Dead Sheepdog: Ethical Dilemmas in Software Development

Agile principles form an incomplete but meaningful set of ethical guidelines. They address concerns for how we ought to behave towards our customers and employers. They also implicitly speak to ethical behavior towards coworkers, and concern for the reputation of our field. They value personal integrity, discipline, courage, accountability and honesty.

Agile principles do not directly address all the concerns and ethical dilemmas described in ethical codes of conduct. For example, they do not speak to an obligation to take responsibility for the actions of our peers within our industry and outside our immediate organization. They also do not speak to the consequences of our actions for society and the larger world.
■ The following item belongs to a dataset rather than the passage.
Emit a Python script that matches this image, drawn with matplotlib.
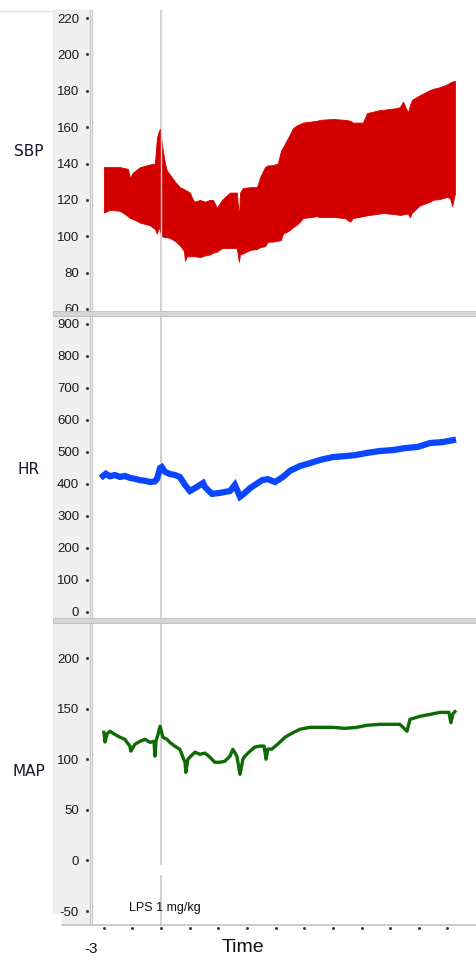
"""Haemodynamic recording after LPS: SBP, HR and MAP stacked traces."""

import matplotlib

matplotlib.use("Agg")
import matplotlib.pyplot as plt
import matplotlib.transforms as mtransforms
from matplotlib.lines import Line2D
from matplotlib.patches import Rectangle


# time in hours relative to the LPS injection (0)
sbp_time = [-1.99, -1.78, -1.43, -1.15, -1.08, -0.98, -0.73, -0.38, -0.21, -0.14,
            -0.07, -0.03, 0.03, 0.14, 0.21, 0.31, 0.49, 0.66, 0.80, 0.84,
            0.91, 1.01, 1.12, 1.19, 1.36, 1.54, 1.71, 1.82, 1.95, 2.13,
            2.41, 2.65, 2.72, 2.76, 2.86, 3.11, 3.35, 3.46, 3.63, 3.73,
            3.87, 4.08, 4.19, 4.26, 4.40, 4.50, 4.61, 4.75, 4.85, 4.96,
            5.20, 5.45, 5.55, 6.00, 6.42, 6.60, 6.70, 7.05, 7.19, 7.64,
            7.75, 8.24, 8.34, 8.45, 8.62, 8.69, 8.76, 9.04, 9.39, 9.49,
            9.74, 9.98, 10.09, 10.16, 10.26]
sbp_high = [138, 138, 138, 137, 132, 135, 138, 139.5, 140, 154,
            158, 159, 151, 140, 136, 134, 130, 127, 126, 125.5,
            125, 124, 120, 119, 120, 119, 120, 120, 115.5, 120,
            124, 124, 110, 124, 126.5, 127, 127, 132.5, 138, 139,
            139, 140, 147, 149, 153, 156, 159.5, 161, 161.7, 162.5,
            163, 163.5, 164, 164.5, 164, 163.5, 162.5, 162.5, 167.7, 169.4,
            169.5, 170.5, 171, 174, 168, 172, 175, 177.6, 180.4, 181,
            182, 183.5, 184.5, 185, 185.4]
sbp_low = [113, 114.5, 114, 111, 110, 109.5, 107.5, 106, 104, 101.5,
           105, 103, 100, 99.5, 99.5, 99, 97.5, 95, 92, 86.5,
           89, 89, 89, 89, 88.5, 89.5, 90, 91, 91.5, 93.5,
           93.5, 93.5, 86, 90, 90.5, 92.5, 93, 94, 94.5, 97,
           97, 97.5, 98, 101.5, 102.5, 103.5, 105, 106.5, 108, 110,
           110.5, 111, 110.5, 110.6, 110, 108, 110, 111, 111.5, 112.5,
           112.8, 112, 111.7, 112, 112.5, 110.5, 113, 117, 119, 120,
           120.5, 121.6, 121, 116.5, 123.6]

hr_time = [-2.02, -1.92, -1.78, -1.61, -1.43, -1.26, -1.08, -0.91, -0.73, -0.56,
           -0.38, -0.21, -0.14, -0.03, 0.03, 0.14, 0.31, 0.49, 0.66, 0.84,
           1.01, 1.19, 1.47, 1.54, 1.78, 2.06, 2.41, 2.58, 2.76, 2.93,
           3.11, 3.28, 3.53, 3.73, 3.98, 4.26, 4.50, 4.85, 5.20, 5.55,
           6.00, 6.42, 6.77, 7.19, 7.64, 8.10, 8.52, 8.97, 9.39, 9.84,
           10.19]
hr_values = [425, 432, 424, 428, 422, 425, 419, 416, 412, 410,
             406, 408, 415, 450, 453, 438, 431, 428, 422, 397,
             378, 387, 403, 390, 369, 372, 378, 397, 360, 372,
             387, 397, 412, 415, 406, 422, 441, 456, 465, 475,
             484, 487, 490, 497, 503, 506, 512, 516, 528, 531,
             537]

map_time = [-1.99, -1.95, -1.88, -1.78, -1.61, -1.43, -1.26, -1.08, -1.05, -0.91,
            -0.73, -0.56, -0.38, -0.24, -0.21, -0.17, -0.10, -0.03, 0.07, 0.21,
            0.31, 0.49, 0.66, 0.84, 0.87, 0.94, 1.01, 1.19, 1.36, 1.54,
            1.71, 1.88, 2.06, 2.23, 2.41, 2.51, 2.65, 2.76, 2.86, 2.93,
            3.11, 3.28, 3.46, 3.60, 3.67, 3.73, 3.87, 4.08, 4.33, 4.57,
            4.85, 5.20, 5.55, 6.00, 6.42, 6.84, 7.19, 7.64, 7.99, 8.34,
            8.59, 8.69, 9.04, 9.39, 9.74, 10.05, 10.12, 10.19, 10.26]
map_values = [126.6, 117, 125, 127.6, 124.6, 121.7, 119.7, 112.8, 108, 114.7,
              117.7, 119.7, 116.7, 117.7, 103, 118, 124.6, 132.5, 121.7, 119.7,
              116.7, 112.8, 109.8, 97, 87, 100, 102, 107, 104.9, 106,
              102, 97, 97, 98, 103, 109.8, 103, 85, 100, 103,
              108, 112, 113, 113, 100, 110, 110, 115, 121.7, 125.6,
              129.6, 131.5, 131.5, 131.5, 130.5, 131.5, 133.5, 134.5, 134.5, 134.5,
              127.6, 139.4, 142.4, 144.3, 146.3, 146.3, 136, 145, 147]

sbp_ticks = [60, 80, 100, 120, 140, 160, 180, 200, 220]
hr_ticks = [0, 100, 200, 300, 400, 500, 600, 700, 800, 900]
map_ticks = [-50, 0, 50, 100, 150, 200]
time_ticks = [-2, -1, 0, 1, 2, 3, 4, 5, 6, 7, 8, 9, 10]

W, H = 477, 960
XLIM = (-2.37, 11.03)
LINE_GREY = "#c8c8c8"
BAND_GREY = "#efefef"


def fx(px):
    return px / W


def fy(py):
    return 1 - py / H


def style_panel(fig, ax, ticks, ylim, label, label_y):
    ax.set_xlim(*XLIM)
    ax.set_ylim(*ylim)
    for s in ax.spines.values():
        s.set_visible(False)
    ax.set_xticks([])
    ax.set_yticks(ticks)
    ax.set_yticklabels([str(t) for t in ticks], fontfamily="Liberation Sans",
                       fontsize=9.5, color="#1a1a1a")
    ax.tick_params(axis="y", length=0, pad=10)
    dots = mtransforms.offset_copy(ax.get_yaxis_transform(), fig=fig, x=-6, y=0, units="dots")
    ax.plot([0] * len(ticks), ticks, ls="none", marker="s", ms=1.0, color="#333333",
            transform=dots, clip_on=False)
    ax.axvline(0, color=LINE_GREY, lw=1.2, zorder=1)
    fig.text(fx(29), fy(label_y), label, ha="center", va="center", fontsize=11,
             fontfamily="DejaVu Sans", color="#15152e")


fig = plt.figure(figsize=(W / 100, H / 100), dpi=100)

# grey label strip on the left, double axis rule, faint top rule
fig.patches.append(Rectangle((fx(53), fy(913)), fx(37), fy(10) - fy(913),
                             transform=fig.transFigure, color=BAND_GREY, zorder=-2))
fig.patches.append(Rectangle((fx(62), fy(925)), fx(28), fy(913) - fy(925),
                             transform=fig.transFigure, color=BAND_GREY, zorder=-2))
for px in (90.5, 92.5):
    fig.lines.append(Line2D([fx(px), fx(px)], [fy(925), fy(10)], transform=fig.transFigure,
                            color=LINE_GREY, lw=0.9, zorder=-1))
fig.lines.append(Line2D([0, fx(53)], [fy(11), fy(11)], transform=fig.transFigure,
                        color="#e4e4e4", lw=1, zorder=-1))

ax_sbp = fig.add_axes([fx(93), fy(311), fx(W - 93), fy(10) - fy(311)])
ax_hr = fig.add_axes([fx(93), fy(618), fx(W - 93), fy(316) - fy(618)])
ax_map = fig.add_axes([fx(93), fy(925), fx(W - 93), fy(623) - fy(925)])
for ax in (ax_sbp, ax_hr, ax_map):
    ax.patch.set_alpha(0)

style_panel(fig, ax_sbp, sbp_ticks, (58.9, 224.4), "SBP", 152)
ax_sbp.fill_between(sbp_time, sbp_low, sbp_high, color="#d40000", lw=0.6,
                    edgecolor="#d40000", zorder=2)
ax_sbp.axvline(0, color="#d8d8d8", lw=1.0, zorder=3)

style_panel(fig, ax_hr, hr_ticks, (-19, 925), "HR", 470)
ax_hr.plot(hr_time, hr_values, color="#0a46ff", lw=4.5, zorder=2, solid_joinstyle="miter")

style_panel(fig, ax_map, map_ticks, (-63.8, 234.6), "MAP", 772)
ax_map.lines[-1].remove()
ax_map.axvline(0, ymin=(-3.4 + 63.8) / 298.4, ymax=1, color=LINE_GREY, lw=1.2, zorder=1)
ax_map.axvline(0, ymin=0, ymax=(-15.3 + 63.8) / 298.4, color=LINE_GREY, lw=1.2, zorder=1)
ax_map.plot(map_time, map_values, color="#0e6a04", lw=2.4, zorder=2)
ax_map.text(0.094, 0.056, "LPS 1 mg/kg", transform=ax_map.transAxes, ha="left", va="center",
            fontsize=9, fontfamily="Liberation Sans", color="#111111")

# separators between panels
for top in (311, 618):
    fig.patches.append(Rectangle((fx(53), fy(top + 5)), 1 - fx(53), fy(top) - fy(top + 5),
                                 transform=fig.transFigure, facecolor="#d6d6d6",
                                 edgecolor="#bdbdbd", lw=0.6, zorder=5))

# time axis along the bottom
fig.lines.append(Line2D([fx(62), 1], [fy(924.5), fy(924.5)], transform=fig.transFigure,
                        color=LINE_GREY, lw=1.3))
tick_tr = mtransforms.offset_copy(ax_map.get_xaxis_transform(), fig=fig, x=0, y=-2.5, units="dots")
ax_map.plot(time_ticks, [0] * len(time_ticks), ls="none", marker="s", ms=1.0,
            color="#333333", transform=tick_tr, clip_on=False)
fig.text(fx(91), fy(949), "-3", ha="center", va="center", fontsize=11,
         fontfamily="Liberation Sans", color="#111111")
fig.text(fx(243), fy(948), "Time", ha="center", va="center", fontsize=14,
         fontfamily="Liberation Sans", color="#111111")

fig.savefig("out.png", dpi=100, facecolor="white")
plt.close(fig)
Agile practices do however, provide a way to parse and address essential complexity. They do this by demanding quality throughout the lifecycle, delivering meaningful, testable, working code in short iterations, and providing mechanisms for continuous improvement based on regular cycles of retrospection. They define roles and responsibilities that empower individuals and hold them accountable.

The agile community itself provides a resource of active practitioners with some degree of shared values who actively seek support and advice from each other through conferences, lists and local gatherings.

If the agile community would open up consideration of value, risk and consequences to encompass the larger world of stakeholders, make explicit such concerns as informed consent and employ it!s specific practices to navigate complexity, Agile development would provide a toolkit for surfacing, contemplating and addressing ethical dilemmas.